━━━ Supplied records ━━━

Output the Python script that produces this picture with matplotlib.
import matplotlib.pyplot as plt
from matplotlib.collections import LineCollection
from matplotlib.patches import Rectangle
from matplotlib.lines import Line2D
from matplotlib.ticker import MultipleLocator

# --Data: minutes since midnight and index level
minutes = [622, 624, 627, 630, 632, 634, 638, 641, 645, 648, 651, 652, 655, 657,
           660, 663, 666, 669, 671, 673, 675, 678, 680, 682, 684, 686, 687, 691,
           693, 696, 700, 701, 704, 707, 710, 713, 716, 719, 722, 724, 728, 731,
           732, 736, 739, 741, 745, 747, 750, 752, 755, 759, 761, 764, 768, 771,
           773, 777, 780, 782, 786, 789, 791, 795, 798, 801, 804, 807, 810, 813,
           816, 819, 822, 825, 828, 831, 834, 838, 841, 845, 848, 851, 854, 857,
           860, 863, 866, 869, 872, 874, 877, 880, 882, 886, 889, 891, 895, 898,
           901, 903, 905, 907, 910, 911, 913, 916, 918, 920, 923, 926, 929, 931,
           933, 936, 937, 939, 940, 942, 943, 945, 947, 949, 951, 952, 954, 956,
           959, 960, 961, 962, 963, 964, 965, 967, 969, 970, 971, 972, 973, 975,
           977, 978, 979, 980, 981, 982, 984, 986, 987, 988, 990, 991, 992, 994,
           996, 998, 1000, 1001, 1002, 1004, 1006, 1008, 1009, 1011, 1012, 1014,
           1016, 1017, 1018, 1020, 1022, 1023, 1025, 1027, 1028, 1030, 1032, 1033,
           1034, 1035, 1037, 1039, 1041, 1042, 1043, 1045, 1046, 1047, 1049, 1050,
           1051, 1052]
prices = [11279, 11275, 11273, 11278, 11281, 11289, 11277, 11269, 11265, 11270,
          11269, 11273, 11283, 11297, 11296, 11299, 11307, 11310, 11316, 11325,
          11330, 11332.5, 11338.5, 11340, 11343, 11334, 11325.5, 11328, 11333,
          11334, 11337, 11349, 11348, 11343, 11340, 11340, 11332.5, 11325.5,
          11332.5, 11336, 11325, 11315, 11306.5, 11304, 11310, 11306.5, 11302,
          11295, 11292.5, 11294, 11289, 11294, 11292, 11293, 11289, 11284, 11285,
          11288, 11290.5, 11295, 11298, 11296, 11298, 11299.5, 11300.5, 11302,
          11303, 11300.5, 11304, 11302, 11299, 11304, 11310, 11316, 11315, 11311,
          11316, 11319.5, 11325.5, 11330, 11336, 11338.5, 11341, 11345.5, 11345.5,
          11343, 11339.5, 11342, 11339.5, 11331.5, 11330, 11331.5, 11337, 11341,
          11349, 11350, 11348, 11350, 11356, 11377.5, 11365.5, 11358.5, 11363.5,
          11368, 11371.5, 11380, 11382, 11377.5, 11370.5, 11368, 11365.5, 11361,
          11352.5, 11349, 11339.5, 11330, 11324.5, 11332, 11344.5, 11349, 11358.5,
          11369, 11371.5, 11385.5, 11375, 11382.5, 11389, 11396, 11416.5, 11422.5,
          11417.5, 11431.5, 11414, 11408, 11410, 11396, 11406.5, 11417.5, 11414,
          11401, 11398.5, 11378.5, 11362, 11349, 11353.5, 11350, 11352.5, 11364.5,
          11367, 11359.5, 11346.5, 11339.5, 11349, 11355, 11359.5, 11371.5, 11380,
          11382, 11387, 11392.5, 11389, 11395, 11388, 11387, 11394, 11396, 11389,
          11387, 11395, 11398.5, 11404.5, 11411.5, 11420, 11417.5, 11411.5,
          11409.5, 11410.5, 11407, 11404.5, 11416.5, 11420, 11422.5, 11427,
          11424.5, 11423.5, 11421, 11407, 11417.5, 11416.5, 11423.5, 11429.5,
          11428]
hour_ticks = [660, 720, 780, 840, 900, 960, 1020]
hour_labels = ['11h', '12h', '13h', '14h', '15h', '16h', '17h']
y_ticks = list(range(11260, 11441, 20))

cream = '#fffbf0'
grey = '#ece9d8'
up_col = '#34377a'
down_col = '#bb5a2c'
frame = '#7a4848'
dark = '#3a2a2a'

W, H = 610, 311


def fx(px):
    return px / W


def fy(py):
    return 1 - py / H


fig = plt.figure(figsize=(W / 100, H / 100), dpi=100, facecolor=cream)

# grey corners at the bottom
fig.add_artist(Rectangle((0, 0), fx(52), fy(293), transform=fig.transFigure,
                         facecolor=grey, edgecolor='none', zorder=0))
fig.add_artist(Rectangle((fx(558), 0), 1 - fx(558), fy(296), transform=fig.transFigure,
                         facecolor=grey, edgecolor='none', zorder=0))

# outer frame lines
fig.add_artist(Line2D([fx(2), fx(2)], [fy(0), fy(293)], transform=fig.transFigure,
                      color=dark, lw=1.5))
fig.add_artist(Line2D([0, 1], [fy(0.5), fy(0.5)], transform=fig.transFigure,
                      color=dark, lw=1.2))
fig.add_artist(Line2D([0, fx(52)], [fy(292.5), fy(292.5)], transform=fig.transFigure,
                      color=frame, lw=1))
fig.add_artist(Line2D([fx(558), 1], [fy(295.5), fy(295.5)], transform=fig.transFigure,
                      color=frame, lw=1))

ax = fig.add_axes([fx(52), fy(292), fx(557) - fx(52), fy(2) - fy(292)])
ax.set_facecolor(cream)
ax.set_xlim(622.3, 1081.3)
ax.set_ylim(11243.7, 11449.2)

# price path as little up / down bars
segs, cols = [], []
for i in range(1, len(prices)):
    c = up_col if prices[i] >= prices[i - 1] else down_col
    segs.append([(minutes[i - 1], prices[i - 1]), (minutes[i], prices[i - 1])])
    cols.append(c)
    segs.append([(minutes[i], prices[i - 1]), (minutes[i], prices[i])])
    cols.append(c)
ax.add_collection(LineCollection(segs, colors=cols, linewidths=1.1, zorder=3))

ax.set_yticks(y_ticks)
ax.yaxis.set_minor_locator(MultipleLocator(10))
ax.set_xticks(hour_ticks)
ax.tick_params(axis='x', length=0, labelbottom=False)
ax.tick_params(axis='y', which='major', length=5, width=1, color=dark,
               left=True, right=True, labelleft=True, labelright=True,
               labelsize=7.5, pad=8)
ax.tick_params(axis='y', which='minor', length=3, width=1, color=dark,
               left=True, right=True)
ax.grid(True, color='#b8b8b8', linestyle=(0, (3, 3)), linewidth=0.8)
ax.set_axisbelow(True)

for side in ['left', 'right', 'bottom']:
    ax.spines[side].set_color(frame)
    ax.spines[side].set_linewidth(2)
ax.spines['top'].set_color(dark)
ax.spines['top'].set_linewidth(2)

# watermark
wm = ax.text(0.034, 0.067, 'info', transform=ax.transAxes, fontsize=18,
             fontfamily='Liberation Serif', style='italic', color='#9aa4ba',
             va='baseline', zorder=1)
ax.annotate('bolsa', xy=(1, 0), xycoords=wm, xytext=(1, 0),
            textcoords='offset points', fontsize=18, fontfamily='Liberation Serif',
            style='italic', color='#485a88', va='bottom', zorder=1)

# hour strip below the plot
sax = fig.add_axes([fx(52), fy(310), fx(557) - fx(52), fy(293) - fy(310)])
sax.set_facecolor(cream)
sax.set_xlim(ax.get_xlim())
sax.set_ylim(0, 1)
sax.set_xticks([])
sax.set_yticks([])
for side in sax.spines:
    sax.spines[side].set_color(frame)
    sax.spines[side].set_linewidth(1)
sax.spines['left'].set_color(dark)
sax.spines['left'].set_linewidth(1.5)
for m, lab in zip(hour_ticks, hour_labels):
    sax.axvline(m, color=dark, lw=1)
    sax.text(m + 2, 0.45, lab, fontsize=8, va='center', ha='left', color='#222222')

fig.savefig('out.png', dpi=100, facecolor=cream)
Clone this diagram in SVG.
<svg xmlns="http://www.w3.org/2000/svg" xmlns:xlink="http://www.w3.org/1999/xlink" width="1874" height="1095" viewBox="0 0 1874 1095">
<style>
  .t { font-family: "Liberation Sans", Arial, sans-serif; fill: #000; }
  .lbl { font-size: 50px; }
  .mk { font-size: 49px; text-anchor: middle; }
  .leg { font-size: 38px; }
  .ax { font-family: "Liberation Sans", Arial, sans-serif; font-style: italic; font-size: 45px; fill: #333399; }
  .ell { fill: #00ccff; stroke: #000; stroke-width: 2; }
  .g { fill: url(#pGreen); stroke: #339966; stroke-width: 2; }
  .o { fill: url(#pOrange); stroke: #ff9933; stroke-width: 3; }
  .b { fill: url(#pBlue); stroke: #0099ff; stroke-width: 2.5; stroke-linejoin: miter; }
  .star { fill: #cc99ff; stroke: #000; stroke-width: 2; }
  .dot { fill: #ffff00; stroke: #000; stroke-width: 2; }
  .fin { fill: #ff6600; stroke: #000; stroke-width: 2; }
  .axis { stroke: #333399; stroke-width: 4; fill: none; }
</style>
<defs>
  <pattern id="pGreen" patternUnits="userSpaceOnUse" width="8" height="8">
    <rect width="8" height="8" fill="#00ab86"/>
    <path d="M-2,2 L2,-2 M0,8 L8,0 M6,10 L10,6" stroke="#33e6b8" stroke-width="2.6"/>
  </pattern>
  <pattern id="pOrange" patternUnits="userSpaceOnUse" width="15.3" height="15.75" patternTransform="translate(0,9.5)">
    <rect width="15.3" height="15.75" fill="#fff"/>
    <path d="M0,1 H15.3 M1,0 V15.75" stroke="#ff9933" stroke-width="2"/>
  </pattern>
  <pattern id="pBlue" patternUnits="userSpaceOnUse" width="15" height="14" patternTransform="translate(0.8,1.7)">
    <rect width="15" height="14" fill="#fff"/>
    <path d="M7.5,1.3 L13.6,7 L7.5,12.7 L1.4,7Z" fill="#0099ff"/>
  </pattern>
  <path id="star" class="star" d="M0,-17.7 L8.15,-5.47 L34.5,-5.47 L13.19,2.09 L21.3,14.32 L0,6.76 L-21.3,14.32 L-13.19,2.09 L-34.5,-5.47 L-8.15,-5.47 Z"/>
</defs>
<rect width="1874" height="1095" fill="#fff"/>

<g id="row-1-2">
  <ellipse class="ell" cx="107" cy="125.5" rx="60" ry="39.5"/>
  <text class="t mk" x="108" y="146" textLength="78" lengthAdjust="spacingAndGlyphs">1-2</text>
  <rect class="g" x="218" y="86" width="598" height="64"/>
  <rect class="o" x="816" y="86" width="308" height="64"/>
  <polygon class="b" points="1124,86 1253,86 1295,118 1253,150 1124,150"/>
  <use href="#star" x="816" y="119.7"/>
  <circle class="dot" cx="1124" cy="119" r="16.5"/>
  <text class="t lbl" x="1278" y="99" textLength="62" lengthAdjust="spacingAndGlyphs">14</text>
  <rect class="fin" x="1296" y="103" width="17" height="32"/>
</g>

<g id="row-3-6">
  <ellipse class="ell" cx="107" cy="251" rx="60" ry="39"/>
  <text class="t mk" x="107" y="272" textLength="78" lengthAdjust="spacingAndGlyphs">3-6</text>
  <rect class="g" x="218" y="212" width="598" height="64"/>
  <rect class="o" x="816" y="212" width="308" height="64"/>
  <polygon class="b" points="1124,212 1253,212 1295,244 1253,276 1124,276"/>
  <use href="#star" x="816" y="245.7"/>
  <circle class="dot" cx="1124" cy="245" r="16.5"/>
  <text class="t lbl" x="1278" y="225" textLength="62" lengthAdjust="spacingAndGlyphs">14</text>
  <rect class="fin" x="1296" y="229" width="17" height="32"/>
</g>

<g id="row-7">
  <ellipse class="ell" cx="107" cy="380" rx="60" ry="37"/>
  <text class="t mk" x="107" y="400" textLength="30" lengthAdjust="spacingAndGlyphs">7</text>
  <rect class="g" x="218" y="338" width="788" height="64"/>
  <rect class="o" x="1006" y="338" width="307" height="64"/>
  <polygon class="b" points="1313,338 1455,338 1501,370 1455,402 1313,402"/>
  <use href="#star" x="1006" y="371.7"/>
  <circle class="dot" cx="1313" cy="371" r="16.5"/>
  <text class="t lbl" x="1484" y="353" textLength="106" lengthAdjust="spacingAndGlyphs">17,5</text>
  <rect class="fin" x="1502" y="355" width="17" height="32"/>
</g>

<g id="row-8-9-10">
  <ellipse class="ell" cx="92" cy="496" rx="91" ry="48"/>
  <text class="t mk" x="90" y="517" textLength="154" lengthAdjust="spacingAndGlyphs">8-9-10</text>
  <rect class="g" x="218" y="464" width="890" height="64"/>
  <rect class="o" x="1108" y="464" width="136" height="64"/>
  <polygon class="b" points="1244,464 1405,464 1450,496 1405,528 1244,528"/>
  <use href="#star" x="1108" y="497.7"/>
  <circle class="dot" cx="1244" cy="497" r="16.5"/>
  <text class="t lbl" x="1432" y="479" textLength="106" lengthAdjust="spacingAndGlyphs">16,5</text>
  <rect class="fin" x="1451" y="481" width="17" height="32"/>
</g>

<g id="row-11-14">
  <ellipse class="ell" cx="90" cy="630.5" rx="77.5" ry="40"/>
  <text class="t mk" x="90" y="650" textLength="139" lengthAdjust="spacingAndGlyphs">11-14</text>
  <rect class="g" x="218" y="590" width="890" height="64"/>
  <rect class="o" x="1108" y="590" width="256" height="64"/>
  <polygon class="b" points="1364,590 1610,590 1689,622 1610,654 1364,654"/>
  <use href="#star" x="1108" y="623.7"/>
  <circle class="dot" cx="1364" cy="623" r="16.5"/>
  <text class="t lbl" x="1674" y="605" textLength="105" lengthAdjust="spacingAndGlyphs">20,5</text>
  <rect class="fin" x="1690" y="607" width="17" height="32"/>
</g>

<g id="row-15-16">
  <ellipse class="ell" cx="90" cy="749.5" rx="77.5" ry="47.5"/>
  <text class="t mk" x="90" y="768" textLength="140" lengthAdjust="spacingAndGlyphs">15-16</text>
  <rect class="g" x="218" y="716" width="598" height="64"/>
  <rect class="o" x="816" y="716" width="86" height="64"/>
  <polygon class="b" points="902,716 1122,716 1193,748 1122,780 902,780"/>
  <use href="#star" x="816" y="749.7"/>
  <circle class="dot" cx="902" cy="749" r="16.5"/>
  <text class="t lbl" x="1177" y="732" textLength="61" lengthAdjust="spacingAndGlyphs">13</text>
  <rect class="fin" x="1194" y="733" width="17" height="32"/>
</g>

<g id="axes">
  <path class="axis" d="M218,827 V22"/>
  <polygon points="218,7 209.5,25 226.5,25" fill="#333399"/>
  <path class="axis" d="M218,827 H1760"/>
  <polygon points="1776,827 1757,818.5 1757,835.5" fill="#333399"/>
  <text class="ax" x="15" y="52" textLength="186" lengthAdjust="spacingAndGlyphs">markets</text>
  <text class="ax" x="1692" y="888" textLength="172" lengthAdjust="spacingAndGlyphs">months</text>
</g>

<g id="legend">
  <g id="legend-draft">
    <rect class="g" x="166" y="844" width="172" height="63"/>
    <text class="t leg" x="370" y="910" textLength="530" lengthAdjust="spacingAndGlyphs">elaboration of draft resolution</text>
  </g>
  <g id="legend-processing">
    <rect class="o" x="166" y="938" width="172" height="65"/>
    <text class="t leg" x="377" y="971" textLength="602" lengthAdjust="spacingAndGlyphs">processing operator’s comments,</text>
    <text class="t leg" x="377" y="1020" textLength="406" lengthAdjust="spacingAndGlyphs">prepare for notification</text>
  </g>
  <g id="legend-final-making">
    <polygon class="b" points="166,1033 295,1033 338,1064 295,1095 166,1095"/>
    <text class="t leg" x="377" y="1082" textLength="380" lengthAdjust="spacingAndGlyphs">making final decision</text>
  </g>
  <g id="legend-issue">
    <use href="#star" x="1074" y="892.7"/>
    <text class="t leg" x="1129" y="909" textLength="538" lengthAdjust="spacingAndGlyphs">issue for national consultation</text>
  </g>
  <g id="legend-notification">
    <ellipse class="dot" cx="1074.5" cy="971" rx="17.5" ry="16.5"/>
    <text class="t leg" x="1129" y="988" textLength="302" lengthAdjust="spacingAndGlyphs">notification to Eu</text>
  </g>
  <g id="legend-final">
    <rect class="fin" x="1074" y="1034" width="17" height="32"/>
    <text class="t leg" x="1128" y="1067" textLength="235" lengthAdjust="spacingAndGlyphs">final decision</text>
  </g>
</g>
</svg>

━━━

- **Requirements**: Quote exactly the opening line of the material above and every line after it, up to and including the line that contains "from matplotlib.ticker import MultipleLocator".

- **Answer in full**:
Output the Python script that produces this picture with matplotlib.
import matplotlib.pyplot as plt
from matplotlib.collections import LineCollection
from matplotlib.patches import Rectangle
from matplotlib.lines import Line2D
from matplotlib.ticker import MultipleLocator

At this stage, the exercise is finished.